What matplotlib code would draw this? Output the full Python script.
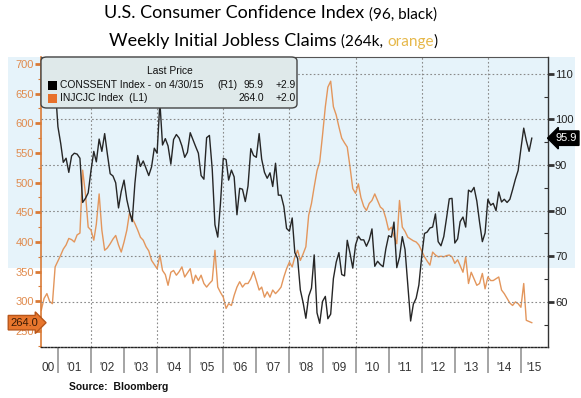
import matplotlib
matplotlib.use("Agg")
import matplotlib.pyplot as plt
from matplotlib.patches import Rectangle, FancyBboxPatch
from matplotlib.ticker import MultipleLocator
import pandas as pd

# monthly values, Jun 2000 .. Apr 2015
start_month = "2000-06-30"
conf_values = [
    106.4, 108.3, 107.3, 106.8, 105.8, 107.6, 98.4,
    94.7, 90.6, 91.5, 88.4, 92.0, 92.6, 92.4, 91.5, 81.8, 82.7, 83.9, 88.8,
    93.0, 90.7, 95.7, 93.0, 96.9, 92.4, 88.1, 87.6, 86.1, 80.6, 84.2, 86.7,
    82.4, 79.9, 77.6, 86.0, 92.1, 89.7, 90.9, 89.3, 87.7, 89.6, 93.7, 92.6,
    103.8, 94.4, 95.8, 94.2, 90.2, 95.6, 96.7, 95.9, 94.2, 91.7, 92.8, 97.1,
    95.5, 94.1, 92.6, 87.7, 86.9, 96.0, 96.5, 89.1, 76.9, 74.2, 81.6, 91.5,
    91.2, 86.7, 88.9, 87.4, 79.1, 84.9, 84.7, 82.0, 85.4, 93.6, 92.1, 91.7,
    96.9, 91.3, 88.4, 87.1, 88.3, 85.3, 90.4, 83.4, 83.4, 80.9, 76.1, 75.5,
    78.4, 70.8, 69.5, 62.6, 59.8, 56.4, 61.2, 63.0, 70.3, 57.6, 55.3, 60.1,
    61.2, 56.3, 57.3, 65.1, 68.7, 70.8, 66.0, 65.7, 73.5, 70.6, 67.4, 72.5,
    74.4, 73.6, 73.6, 72.2, 73.6, 76.0, 67.8, 68.9, 68.2, 67.7, 71.6, 74.5,
    74.2, 77.5, 67.5, 69.8, 74.3, 71.5, 63.7, 55.8, 59.5, 60.8, 63.7, 69.9,
    75.0, 75.3, 76.2, 76.4, 79.3, 73.2, 72.3, 74.3, 78.3, 82.6, 82.7, 72.9,
    73.8, 77.6, 78.6, 76.4, 84.5, 84.1, 85.1, 82.1, 77.5, 73.2, 75.1, 82.5,
    81.2, 81.6, 80.0, 84.1, 81.9, 82.5, 81.8, 82.5, 84.6, 86.9, 88.8, 93.6,
    98.1, 95.4, 93.0, 95.9,
]
claims_values = [
    285, 305, 313, 300, 296, 358, 368,
    378, 388, 395, 406, 404, 400, 412, 415, 521, 481, 425, 420,
    403, 430, 481, 420, 386, 390, 397, 405, 411, 395, 383, 400,
    420, 448, 440, 431, 420, 408, 403, 392, 385, 369, 362, 355,
    378, 352, 345, 327, 349, 352, 344, 350, 358, 341, 348, 355,
    330, 344, 335, 344, 330, 324, 330, 335, 386, 324, 315, 307,
    288, 296, 293, 310, 324, 333, 324, 330, 330, 338, 350, 335,
    319, 324, 307, 316, 307, 319, 313, 318, 324, 341, 355, 366,
    358, 375, 386, 369, 380, 392, 445, 465, 493, 520, 535, 580,
    628, 661, 671, 628, 614, 594, 575, 567, 560, 526, 490, 482,
    498, 475, 460, 453, 465, 470, 481, 470, 459, 455, 440, 420,
    425, 410, 397, 470, 425, 418, 408, 405, 402, 400, 395, 385,
    375, 368, 361, 383, 378, 375, 376, 375, 377, 378, 375, 364,
    370, 360, 349, 375, 330, 349, 338, 327, 330, 347, 321, 341,
    335, 335, 338, 341, 319, 313, 305, 297, 293, 299, 296, 290,
    330, 268, 266, 264,
]
year_starts = list(range(2001, 2016))
year_labels = ["'01", "'02", "'03", "'04", "'05", "'06", "'07", "'08",
               "'09", "'10", "'11", "'12", "'13", "'14", "'15"]
grid_years = [2002, 2004, 2006, 2008, 2010, 2012, 2014]
left_ticks = [250, 300, 350, 400, 450, 500, 550, 600, 650, 700]
right_ticks = [60, 70, 80, 90, 100, 110]
last_conf = 95.9
last_claims = 264.0

BLACK = "#262626"
ORANGE = "#e3965c"
ORANGE_DARK = "#d97a36"

W, H = 581, 398


def fx(px):
    return px / W


def fy(py):
    return 1 - py / H


dates = pd.date_range(start_month, periods=len(conf_values), freq="ME")

fig = plt.figure(figsize=(W / 100, H / 100), dpi=100)
plt.rcParams["font.family"] = ["Liberation Sans", "DejaVu Sans"]

# light blue band behind the upper part of the chart
fig.add_artist(Rectangle((fx(8), fy(268)), fx(575) - fx(8), fy(57) - fy(268),
                         transform=fig.transFigure, facecolor="#e6f3fa",
                         edgecolor="none", zorder=-1))

ax = fig.add_axes([fx(41), fy(347), fx(548) - fx(41), fy(57) - fy(347)])
ax.set_facecolor("none")
ax2 = ax.twinx()
ax2.set_facecolor("none")

ax.plot(dates, claims_values, color=ORANGE, lw=1.0)
ax2.plot(dates, conf_values, color=BLACK, lw=1.0)

ax.set_xlim(pd.Timestamp("2000-06-27"), pd.Timestamp("2015-10-26"))
ax.set_ylim(223, 711.8)
ax2.set_ylim(50.1, 113.7)

# grid
ax2.set_yticks(right_ticks)
ax2.yaxis.grid(True, ls=(0, (1.5, 2)), color="#8a8a8a", lw=0.8)
for yr in grid_years:
    ax.axvline(pd.Timestamp(f"{yr}-01-01"), ls=(0, (1.5, 2)), color="#8a8a8a",
               lw=0.8, zorder=0)

# x axis: separators at year starts, labels in between
ax.set_xticks([pd.Timestamp(f"{y}-01-01") for y in year_starts])
ax.tick_params(axis="x", which="major", length=19, width=1.1, color="#8c8c8c",
               labelbottom=False)
label_pos = [pd.Timestamp(f"{y}-07-01") for y in year_starts[:-1]]
label_pos.append(pd.Timestamp("2015-05-25"))
ax.set_xticks(label_pos, minor=True)
ax.set_xticklabels(year_labels, minor=True)
ax.tick_params(axis="x", which="minor", length=0, pad=11, labelsize=8.5,
               labelcolor="#333333")
fig.text(fx(41), fy(368), "00", ha="left", va="center", fontsize=8.5,
         color="#333333")

# left axis (claims)
ax.set_yticks(left_ticks)
ax.yaxis.set_minor_locator(MultipleLocator(25))
ax.tick_params(axis="y", which="major", length=4, width=2, color=ORANGE_DARK,
               labelsize=8, labelcolor="#e08a4c", pad=1)
ax.tick_params(axis="y", which="minor", length=2, width=0.8, color=ORANGE_DARK)
ax.spines["left"].set_color(ORANGE_DARK)
ax.spines["left"].set_linewidth(1.2)
ax.spines["right"].set_visible(False)
ax.spines["top"].set_color("#555555")
ax.spines["top"].set_linewidth(0.8)
ax.spines["bottom"].set_linestyle((0, (1.2, 1.2)))
ax.spines["bottom"].set_color("#222222")
ax.spines["bottom"].set_linewidth(1.0)

# right axis (confidence)
for side in ["left", "top", "bottom"]:
    ax2.spines[side].set_visible(False)
ax2.spines["right"].set_color("#333333")
ax2.spines["right"].set_linewidth(1.0)
ax2.yaxis.set_minor_locator(MultipleLocator(5))
ax2.tick_params(axis="y", which="major", length=4, width=2, color="#333333",
                labelsize=8, labelcolor="#222222", pad=1)
ax2.tick_params(axis="y", which="minor", length=3, width=0.8, color="#333333",
                direction="in")

# last value tags
ax2.annotate(f"{last_conf:.1f}", xy=(1, last_conf),
             xycoords=ax2.get_yaxis_transform(), xytext=(13, 0),
             textcoords="offset points", ha="center", va="center",
             color="white", fontsize=8, annotation_clip=False,
             bbox=dict(boxstyle="larrow,pad=0.2", fc="black", ec="black"))
ax.annotate(f"{last_claims:.1f}", xy=(0, last_claims),
            xycoords=ax.get_yaxis_transform(), xytext=(-12, 0),
            textcoords="offset points", ha="center", va="center",
            color="#3b1a05", fontsize=8, annotation_clip=False,
            bbox=dict(boxstyle="rarrow,pad=0.2", fc="#e8762d", ec="#b8561a"))

# legend box
fig.add_artist(FancyBboxPatch((fx(41), fy(108)), fx(297) - fx(41),
                              fy(57) - fy(108),
                              boxstyle="round,pad=0,rounding_size=0.01",
                              transform=fig.transFigure, fc="#dfe9ea",
                              ec="#444444", lw=1.0, zorder=5))
fig.add_artist(Rectangle((fx(48), fy(90)), fx(9), fx(9) * W / H,
                         transform=fig.transFigure, fc="black", ec="none",
                         zorder=6))
fig.add_artist(Rectangle((fx(48), fy(103)), fx(9), fx(9) * W / H,
                         transform=fig.transFigure, fc="#e8702a", ec="none",
                         zorder=6))
leg_kw = dict(fontsize=7.4, va="center", color="#111111", zorder=7)
fig.text(fx(170), fy(71), "Last Price", ha="center", **leg_kw)
fig.text(fx(60), fy(85), "CONSSENT Index -", ha="left", **leg_kw)
fig.text(fx(155), fy(85), "on 4/30/15", ha="left", **leg_kw)
fig.text(fx(217), fy(85), "(R1)", ha="left", **leg_kw)
fig.text(fx(264), fy(85), f"{last_conf:.1f}", ha="right", **leg_kw)
fig.text(fx(296), fy(85), "+2.9", ha="right", **leg_kw)
fig.text(fx(60), fy(98), "INJCJC Index  (L1)", ha="left", **leg_kw)
fig.text(fx(264), fy(98), f"{last_claims:.1f}", ha="right", **leg_kw)
fig.text(fx(296), fy(98), "+2.0", ha="right", **leg_kw)

# title, two lines with mixed sizes
title_font = ["Lato", "DejaVu Sans"]
renderer = fig.canvas.get_renderer()


def chain(x_px, y_px, parts):
    x = fx(x_px)
    for txt, size, color in parts:
        t = fig.text(x, fy(y_px), txt, fontsize=size, color=color,
                     ha="left", va="baseline", family=title_font)
        bb = t.get_window_extent(renderer)
        x = bb.x1 / fig.bbox.width


chain(104, 18.5, [("U.S. Consumer Confidence Index ", 13, "black"),
                  ("(96, black)", 11, "black")])
chain(109, 46, [("Weekly Initial Jobless Claims ", 13, "black"),
                ("(264k, ", 11, "black"),
                ("orange", 11, "#e6b84a"),
                (")", 11, "black")])

fig.text(fx(69), fy(387), "Source:  Bloomberg", fontsize=7.5,
         fontweight="bold", va="center", ha="left", color="#111111")

fig.savefig("out.png", dpi=100)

_____

EXERCISE GOAL: Pull out each line containing the word "matplotlib" and copy it.

OUTPUT BELOW:
What matplotlib code would draw this? Output the full Python script.
import matplotlib
matplotlib.use("Agg")
import matplotlib.pyplot as plt
from matplotlib.patches import Rectangle, FancyBboxPatch
from matplotlib.ticker import MultipleLocator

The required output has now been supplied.